As we learned in the previous posting in this series, socialism — State ownership or control of the means of production — is not the answer to economic, social, or political problems. At best a stopgap, if implemented as a solution, socialism only ends by making matters infinitely worse. As the English economist Charles Morrison pointed out in 1855 in his Essay on the Relations Between Labour and Capital, the only way to ameliorate the injustice of having only a few owners of capital as the value of labor falls in competition with advancing technology is to make ordinary workers owners of the means of production.
Unfortunately, the economic and legal institutions of the Great Britain of Morrison's day were not conducive to allowing workers to be owners. For example, limited liability for corporations could only be obtained on a case-by-case basis by special act of parliament, and then only rarely. This meant that any worker deemed to be an "owner" under law was personally liable for the debts of the corporation . . . and "ownership" included profit sharing in any amount, any input to management decisions, and participation in anything else traditionally understood as the "fruits of ownership." The worker didn't need legal title; even a farthing in "profit sharing" made him or her an "owner" in the eyes of the law, and liable for the debts of the corporation.

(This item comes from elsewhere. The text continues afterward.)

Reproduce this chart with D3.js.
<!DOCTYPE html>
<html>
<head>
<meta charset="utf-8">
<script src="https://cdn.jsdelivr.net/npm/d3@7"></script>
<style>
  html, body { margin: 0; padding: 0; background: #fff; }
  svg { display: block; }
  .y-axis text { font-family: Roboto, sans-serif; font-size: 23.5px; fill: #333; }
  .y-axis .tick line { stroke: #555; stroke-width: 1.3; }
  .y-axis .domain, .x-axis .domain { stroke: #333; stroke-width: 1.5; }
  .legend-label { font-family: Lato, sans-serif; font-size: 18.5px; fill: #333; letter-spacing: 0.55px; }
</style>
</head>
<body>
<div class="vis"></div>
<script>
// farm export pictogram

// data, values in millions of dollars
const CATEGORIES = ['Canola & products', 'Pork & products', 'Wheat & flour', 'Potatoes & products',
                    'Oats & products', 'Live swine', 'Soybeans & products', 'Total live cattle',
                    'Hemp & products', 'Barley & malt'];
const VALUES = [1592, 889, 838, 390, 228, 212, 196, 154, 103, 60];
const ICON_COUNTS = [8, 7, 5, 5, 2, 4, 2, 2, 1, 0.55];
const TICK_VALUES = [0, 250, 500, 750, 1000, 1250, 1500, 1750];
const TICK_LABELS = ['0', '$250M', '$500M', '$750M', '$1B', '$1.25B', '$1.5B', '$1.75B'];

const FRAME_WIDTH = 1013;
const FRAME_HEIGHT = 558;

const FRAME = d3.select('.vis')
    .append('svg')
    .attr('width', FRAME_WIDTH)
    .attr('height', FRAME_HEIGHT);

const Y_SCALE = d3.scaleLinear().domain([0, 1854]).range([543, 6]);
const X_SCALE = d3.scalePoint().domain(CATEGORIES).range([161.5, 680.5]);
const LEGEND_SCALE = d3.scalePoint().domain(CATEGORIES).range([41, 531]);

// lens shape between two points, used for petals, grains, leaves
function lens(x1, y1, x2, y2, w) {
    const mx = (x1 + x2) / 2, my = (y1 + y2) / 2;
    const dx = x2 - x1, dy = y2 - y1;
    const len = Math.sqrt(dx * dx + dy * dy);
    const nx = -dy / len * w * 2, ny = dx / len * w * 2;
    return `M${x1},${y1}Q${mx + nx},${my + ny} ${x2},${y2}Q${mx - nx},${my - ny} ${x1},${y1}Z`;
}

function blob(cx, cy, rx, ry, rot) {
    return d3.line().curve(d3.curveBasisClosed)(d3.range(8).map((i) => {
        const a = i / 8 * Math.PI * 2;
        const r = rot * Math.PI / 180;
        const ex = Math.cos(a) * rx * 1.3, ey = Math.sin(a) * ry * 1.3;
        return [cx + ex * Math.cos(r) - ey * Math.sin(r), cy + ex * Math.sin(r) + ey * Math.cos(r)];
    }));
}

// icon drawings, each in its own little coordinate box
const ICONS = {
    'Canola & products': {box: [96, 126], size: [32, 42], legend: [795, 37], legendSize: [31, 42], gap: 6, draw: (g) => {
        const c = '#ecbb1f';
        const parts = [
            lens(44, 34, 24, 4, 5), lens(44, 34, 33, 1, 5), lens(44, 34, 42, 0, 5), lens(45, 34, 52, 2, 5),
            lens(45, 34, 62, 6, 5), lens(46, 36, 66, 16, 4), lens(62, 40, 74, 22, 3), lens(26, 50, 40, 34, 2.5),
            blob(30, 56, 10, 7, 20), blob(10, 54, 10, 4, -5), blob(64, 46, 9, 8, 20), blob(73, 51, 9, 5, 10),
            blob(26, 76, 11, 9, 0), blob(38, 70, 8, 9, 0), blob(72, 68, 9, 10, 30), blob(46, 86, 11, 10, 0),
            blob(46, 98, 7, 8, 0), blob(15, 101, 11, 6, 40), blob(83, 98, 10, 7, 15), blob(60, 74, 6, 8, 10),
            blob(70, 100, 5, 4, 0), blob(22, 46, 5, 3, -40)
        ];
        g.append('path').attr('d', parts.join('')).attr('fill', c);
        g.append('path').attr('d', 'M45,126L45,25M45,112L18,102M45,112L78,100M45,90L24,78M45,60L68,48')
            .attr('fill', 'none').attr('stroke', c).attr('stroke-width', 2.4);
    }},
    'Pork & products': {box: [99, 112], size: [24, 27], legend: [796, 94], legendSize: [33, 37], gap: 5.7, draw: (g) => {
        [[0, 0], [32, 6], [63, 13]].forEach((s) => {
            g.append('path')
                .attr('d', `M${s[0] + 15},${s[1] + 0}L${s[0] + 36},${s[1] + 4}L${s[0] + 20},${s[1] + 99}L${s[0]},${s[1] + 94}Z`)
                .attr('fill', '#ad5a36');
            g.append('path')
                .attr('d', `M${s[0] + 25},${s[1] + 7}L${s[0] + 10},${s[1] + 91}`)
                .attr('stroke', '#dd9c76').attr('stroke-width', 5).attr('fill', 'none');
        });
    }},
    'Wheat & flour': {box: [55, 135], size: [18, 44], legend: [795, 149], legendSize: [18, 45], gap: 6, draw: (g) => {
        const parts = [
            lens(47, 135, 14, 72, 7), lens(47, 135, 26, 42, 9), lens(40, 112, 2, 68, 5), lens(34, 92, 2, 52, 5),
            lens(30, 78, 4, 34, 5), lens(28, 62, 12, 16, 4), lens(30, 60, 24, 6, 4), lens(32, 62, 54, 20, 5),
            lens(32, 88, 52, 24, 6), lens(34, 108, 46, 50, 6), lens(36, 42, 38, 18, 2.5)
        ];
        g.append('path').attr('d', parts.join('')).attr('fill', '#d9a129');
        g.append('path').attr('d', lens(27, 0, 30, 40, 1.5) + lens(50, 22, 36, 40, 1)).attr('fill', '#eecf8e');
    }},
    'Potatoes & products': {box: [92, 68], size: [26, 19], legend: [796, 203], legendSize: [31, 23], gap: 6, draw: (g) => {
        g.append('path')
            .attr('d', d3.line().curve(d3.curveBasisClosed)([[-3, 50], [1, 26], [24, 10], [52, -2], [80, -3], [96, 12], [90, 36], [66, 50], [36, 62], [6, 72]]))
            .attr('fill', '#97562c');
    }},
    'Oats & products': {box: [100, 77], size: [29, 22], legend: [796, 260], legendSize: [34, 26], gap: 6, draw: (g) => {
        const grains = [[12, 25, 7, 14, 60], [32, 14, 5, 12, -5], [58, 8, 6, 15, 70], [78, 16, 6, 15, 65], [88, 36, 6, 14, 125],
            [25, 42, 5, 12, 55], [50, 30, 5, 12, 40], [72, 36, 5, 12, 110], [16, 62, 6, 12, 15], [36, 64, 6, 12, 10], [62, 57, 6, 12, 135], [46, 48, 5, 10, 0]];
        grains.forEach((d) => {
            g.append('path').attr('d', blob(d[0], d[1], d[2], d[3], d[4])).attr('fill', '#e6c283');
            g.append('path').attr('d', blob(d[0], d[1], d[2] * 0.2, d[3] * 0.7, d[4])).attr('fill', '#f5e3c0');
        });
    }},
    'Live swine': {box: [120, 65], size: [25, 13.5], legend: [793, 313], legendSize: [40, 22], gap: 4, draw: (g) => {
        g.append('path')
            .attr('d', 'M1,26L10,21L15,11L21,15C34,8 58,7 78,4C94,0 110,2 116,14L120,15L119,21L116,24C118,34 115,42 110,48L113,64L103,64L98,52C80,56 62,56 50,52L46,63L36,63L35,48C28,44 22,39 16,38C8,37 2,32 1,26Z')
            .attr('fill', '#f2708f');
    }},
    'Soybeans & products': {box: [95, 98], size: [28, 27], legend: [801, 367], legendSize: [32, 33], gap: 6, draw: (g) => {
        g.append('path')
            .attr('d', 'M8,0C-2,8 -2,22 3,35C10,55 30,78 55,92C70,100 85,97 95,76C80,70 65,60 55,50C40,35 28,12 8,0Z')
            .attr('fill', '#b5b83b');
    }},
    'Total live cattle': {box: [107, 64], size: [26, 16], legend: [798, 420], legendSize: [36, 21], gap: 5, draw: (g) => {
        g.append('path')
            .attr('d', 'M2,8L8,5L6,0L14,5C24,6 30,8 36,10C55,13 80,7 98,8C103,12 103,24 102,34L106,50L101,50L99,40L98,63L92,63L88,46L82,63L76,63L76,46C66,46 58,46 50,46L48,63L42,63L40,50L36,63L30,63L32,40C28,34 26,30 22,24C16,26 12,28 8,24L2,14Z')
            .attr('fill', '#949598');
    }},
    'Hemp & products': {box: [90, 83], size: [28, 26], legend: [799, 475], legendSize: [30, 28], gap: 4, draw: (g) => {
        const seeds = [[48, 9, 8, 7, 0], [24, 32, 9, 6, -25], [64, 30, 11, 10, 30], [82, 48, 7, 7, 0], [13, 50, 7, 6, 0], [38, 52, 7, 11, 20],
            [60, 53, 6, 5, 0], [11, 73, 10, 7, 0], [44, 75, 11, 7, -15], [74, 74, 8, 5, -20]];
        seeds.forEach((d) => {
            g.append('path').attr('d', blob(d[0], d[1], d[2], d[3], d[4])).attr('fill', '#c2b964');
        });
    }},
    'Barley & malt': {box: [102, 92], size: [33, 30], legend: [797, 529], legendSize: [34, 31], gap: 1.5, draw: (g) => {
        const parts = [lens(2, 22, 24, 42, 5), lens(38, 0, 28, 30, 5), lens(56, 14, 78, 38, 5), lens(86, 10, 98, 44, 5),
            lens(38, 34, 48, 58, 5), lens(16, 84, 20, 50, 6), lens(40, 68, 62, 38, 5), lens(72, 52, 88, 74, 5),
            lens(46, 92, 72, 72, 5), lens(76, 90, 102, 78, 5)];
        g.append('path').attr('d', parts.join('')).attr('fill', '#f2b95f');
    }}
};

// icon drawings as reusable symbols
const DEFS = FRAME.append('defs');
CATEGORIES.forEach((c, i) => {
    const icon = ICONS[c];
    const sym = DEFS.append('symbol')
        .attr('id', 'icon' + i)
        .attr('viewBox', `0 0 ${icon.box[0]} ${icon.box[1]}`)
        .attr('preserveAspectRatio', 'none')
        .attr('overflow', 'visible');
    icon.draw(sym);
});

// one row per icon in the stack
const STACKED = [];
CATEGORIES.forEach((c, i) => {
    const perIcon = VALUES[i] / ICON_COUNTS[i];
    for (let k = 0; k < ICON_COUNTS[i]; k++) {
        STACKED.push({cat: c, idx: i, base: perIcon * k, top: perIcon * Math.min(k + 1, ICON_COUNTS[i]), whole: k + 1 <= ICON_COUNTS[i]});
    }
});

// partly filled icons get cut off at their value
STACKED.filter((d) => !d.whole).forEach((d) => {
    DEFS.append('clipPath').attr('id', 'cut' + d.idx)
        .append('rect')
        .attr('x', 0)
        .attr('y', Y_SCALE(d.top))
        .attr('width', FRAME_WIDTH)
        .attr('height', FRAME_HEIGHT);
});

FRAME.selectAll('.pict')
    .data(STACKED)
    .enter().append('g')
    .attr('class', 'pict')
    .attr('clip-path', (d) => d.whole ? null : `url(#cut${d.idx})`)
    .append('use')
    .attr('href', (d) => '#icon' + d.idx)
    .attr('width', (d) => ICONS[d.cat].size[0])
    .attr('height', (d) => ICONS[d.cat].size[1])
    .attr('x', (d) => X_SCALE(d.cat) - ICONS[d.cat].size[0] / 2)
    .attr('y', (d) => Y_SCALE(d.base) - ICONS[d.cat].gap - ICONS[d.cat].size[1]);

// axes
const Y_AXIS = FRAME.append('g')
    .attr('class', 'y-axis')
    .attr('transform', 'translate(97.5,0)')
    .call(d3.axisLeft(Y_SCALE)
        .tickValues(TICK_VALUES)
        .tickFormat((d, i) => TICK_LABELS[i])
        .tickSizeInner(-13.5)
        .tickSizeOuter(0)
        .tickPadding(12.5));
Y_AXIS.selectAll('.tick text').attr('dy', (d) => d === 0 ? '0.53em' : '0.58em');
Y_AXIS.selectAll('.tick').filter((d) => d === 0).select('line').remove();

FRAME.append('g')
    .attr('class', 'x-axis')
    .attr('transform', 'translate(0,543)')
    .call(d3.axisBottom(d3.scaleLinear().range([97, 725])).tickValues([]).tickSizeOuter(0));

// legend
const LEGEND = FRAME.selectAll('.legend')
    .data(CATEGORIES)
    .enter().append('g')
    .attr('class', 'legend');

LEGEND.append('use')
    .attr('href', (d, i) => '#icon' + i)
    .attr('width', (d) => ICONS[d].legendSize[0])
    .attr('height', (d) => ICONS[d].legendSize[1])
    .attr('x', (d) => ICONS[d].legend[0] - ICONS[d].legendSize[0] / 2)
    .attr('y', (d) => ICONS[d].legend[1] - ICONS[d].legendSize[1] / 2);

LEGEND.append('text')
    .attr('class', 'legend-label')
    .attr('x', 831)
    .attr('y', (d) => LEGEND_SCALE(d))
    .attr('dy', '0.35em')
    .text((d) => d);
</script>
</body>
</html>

Consequently, no owner with a social conscience could possibly allow his or her employees to be put in that position. In a bankruptcy, employees generally are first in line right after any obligations owed to the State. Owners, however, are last in line, and without corporate limited liability could end up in prison if their personal assets were not sufficient to cover the debts. In such a legal environment, people like Karl Marx decided that since ownership could be so disastrous for the worker, and concentrated ownership was so obviously bad, the only solution was to abolish private property altogether, and give the State all ownership.
While socialists thought of this as benefiting humanity, they failed to realize that they were, in effect, advocating that human beings change from being human. Private property is a "natural right." Maintaining that private property (along with other natural rights such as life and liberty) is not absolute in the human person is to say in effect that people are no longer human. True, the exercise of property must be limited by the demands of the common good, the needs of the owner, and concern for other people, but we cannot say that these limitations negate private property as a natural right, any more than laws against murder or involuntary servitude negate our natural rights to life and liberty.